A bit of topic, but it pains me to see how powerful high end phones got. Like most people just use them to text and scroll social media. Why do people spend that much money?!
The big benefit is that much horsepower allows the phone to very very rapidly "race to sleep" in that the faster it can crunch the numbers then return to a much slower clock the less power it'll consume overall
Apps by corporations are stuffed with ads, telemetry and other crap.
It uses frameworks on top of other frameworks and import libraries for the dumbest shit.
For example the reddit app is about 120mb while my lemmy voyager app is 8mb...
The twitch.tv app is 150mb while an open source twitch app is 25mb. It has even more functionality and options and runs like butter.
Most of the shit phones have to run and process is in the background to track and sell.
Its really bad and why i encourage people to use open source versions of stuff they use.
I did assume a thing or two I guess lol. I got a refurb when it was cheaper than a fix. Wonder if that counts as a "new" phone... Theseus would probably like to have a word.
There are real video games for phones now, and I'm pretty sure emulation is up to at least on the gamecube era. Slap a controller on it and a phone is pretty much just a hyper-powered gameboy advance.
If anything, it makes me wonder why we don't have more small dedicated handheld gaming devices that aren't phones or pseudocomputers and don't cost a bomb.

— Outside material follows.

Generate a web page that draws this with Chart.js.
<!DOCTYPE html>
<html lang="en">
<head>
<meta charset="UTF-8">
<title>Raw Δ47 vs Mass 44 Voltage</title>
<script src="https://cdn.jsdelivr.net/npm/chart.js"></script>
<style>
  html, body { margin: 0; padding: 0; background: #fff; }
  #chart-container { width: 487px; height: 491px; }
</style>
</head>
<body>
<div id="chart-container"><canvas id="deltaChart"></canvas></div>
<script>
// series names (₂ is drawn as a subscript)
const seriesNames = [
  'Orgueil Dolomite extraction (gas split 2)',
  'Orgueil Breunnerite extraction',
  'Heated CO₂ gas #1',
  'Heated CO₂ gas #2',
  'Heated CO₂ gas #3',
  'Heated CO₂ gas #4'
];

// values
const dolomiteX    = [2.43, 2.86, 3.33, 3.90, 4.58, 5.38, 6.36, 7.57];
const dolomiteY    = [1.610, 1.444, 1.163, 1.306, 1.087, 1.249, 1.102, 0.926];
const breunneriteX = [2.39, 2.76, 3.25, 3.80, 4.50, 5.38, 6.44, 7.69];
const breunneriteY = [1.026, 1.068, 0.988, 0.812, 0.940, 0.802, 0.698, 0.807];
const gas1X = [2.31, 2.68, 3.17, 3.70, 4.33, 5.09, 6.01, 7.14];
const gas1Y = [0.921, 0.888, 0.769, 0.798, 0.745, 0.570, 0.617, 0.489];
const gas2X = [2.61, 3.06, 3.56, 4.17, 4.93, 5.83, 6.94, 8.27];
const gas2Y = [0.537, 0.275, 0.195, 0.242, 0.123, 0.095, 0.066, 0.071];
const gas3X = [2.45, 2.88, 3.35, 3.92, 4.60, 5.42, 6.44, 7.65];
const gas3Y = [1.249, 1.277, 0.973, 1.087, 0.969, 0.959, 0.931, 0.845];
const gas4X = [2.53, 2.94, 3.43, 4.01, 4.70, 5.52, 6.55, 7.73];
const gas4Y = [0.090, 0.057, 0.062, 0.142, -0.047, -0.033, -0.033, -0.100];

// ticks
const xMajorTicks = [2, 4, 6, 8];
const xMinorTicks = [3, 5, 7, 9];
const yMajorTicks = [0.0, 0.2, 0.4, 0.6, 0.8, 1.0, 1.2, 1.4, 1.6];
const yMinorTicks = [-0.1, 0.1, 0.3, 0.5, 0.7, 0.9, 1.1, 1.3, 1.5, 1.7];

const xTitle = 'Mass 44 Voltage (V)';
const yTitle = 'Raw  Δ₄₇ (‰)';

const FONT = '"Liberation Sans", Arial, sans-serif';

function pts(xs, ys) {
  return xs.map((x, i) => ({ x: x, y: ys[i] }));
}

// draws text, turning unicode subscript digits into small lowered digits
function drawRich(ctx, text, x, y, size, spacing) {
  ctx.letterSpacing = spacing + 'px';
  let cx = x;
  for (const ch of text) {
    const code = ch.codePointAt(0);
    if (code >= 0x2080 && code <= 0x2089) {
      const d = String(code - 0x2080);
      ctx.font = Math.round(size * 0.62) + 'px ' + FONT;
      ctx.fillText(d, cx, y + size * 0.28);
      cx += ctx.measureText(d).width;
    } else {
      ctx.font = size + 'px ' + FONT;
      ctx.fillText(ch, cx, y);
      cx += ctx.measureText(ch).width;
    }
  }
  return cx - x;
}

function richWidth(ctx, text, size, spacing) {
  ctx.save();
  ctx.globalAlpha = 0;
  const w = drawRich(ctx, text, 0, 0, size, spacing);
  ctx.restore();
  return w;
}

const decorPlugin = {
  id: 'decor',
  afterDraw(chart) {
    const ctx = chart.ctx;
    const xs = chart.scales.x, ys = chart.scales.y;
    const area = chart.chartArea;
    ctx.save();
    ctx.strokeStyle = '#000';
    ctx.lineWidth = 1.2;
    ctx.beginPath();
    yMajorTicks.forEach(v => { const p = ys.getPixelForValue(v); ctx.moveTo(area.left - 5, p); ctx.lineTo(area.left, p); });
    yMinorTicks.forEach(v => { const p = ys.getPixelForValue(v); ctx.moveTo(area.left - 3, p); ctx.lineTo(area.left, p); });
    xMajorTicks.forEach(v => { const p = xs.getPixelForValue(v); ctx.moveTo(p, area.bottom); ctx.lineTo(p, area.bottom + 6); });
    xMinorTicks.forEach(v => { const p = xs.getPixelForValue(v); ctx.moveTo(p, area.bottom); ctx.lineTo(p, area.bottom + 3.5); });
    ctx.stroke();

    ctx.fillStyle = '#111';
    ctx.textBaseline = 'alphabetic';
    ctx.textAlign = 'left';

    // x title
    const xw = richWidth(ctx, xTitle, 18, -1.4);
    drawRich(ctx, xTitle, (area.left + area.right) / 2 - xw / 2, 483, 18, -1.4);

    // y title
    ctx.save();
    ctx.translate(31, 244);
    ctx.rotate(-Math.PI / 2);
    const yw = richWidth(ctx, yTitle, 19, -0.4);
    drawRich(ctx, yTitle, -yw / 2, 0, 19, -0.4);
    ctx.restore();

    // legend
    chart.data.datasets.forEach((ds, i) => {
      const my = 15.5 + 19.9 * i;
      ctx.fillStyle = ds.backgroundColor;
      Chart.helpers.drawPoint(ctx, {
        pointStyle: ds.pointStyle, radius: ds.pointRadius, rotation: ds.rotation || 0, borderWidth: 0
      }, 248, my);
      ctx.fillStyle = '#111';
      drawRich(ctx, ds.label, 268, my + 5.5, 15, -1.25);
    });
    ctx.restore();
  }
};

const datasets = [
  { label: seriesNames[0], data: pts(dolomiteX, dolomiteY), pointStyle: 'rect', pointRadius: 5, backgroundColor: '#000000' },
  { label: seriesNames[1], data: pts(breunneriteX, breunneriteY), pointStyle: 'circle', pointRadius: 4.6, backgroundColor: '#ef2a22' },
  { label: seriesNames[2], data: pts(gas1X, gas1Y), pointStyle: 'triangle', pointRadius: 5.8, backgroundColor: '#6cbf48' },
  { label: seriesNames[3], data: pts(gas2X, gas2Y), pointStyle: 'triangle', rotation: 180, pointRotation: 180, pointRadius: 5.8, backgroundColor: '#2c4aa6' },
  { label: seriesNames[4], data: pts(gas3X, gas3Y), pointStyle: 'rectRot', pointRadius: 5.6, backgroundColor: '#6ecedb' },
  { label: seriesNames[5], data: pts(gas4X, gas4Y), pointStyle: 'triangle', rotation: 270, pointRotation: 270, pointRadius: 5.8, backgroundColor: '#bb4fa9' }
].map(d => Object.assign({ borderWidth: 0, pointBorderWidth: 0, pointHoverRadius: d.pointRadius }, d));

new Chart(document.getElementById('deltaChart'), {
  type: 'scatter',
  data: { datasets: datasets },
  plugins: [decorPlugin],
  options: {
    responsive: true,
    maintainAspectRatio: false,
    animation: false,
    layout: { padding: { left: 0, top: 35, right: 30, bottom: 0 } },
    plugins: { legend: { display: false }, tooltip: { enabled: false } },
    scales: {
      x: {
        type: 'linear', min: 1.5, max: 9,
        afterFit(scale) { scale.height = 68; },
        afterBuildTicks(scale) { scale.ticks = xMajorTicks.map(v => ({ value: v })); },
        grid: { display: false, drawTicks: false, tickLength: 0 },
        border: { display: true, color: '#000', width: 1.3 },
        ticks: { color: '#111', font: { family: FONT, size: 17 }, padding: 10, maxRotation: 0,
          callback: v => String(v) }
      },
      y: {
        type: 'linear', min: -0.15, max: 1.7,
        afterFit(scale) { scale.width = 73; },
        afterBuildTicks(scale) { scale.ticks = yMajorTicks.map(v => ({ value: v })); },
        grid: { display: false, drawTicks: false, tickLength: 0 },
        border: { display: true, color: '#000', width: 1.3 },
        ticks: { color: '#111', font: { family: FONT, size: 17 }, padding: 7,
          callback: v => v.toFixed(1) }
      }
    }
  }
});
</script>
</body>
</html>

Like a £220 PSP/GBA/DS-like device with decent first-party support would be really nice for me imo
The Switch Lite is exactly this. $200 handheld that runs first party games. There are android handhelds like the Retroid pocket 5 as well.
A Steam Deck Lite would be incredible. Small, cheap, linux-based, and powerful enough to run indie games and some light 3D. I think that form factor basically needs an arm cpu though.
theres also isnt much difference, so the higher end , aka flagship ones are slightly better than the previous editions. no need to spend 800-1k+, i bought a OPR12 instead. pixels tries to justify thier flagship prices with thier useless AI chips.
Yea, I got the op 12 because it was just $50 more than the r on Amazon at the time.
It's definitely powerful enough but I'm slightly disappointed by the software, arcore is just completely broken, and hdr is fairly spotty (works in yt app and photos app but doesn't work in chrome or Google photos)
the op12 has higher memory capacity storage, and beter telephoto lens, i dont really like the curved screen though, other than that its good. i think 13 or mostly got rid of that curved screen.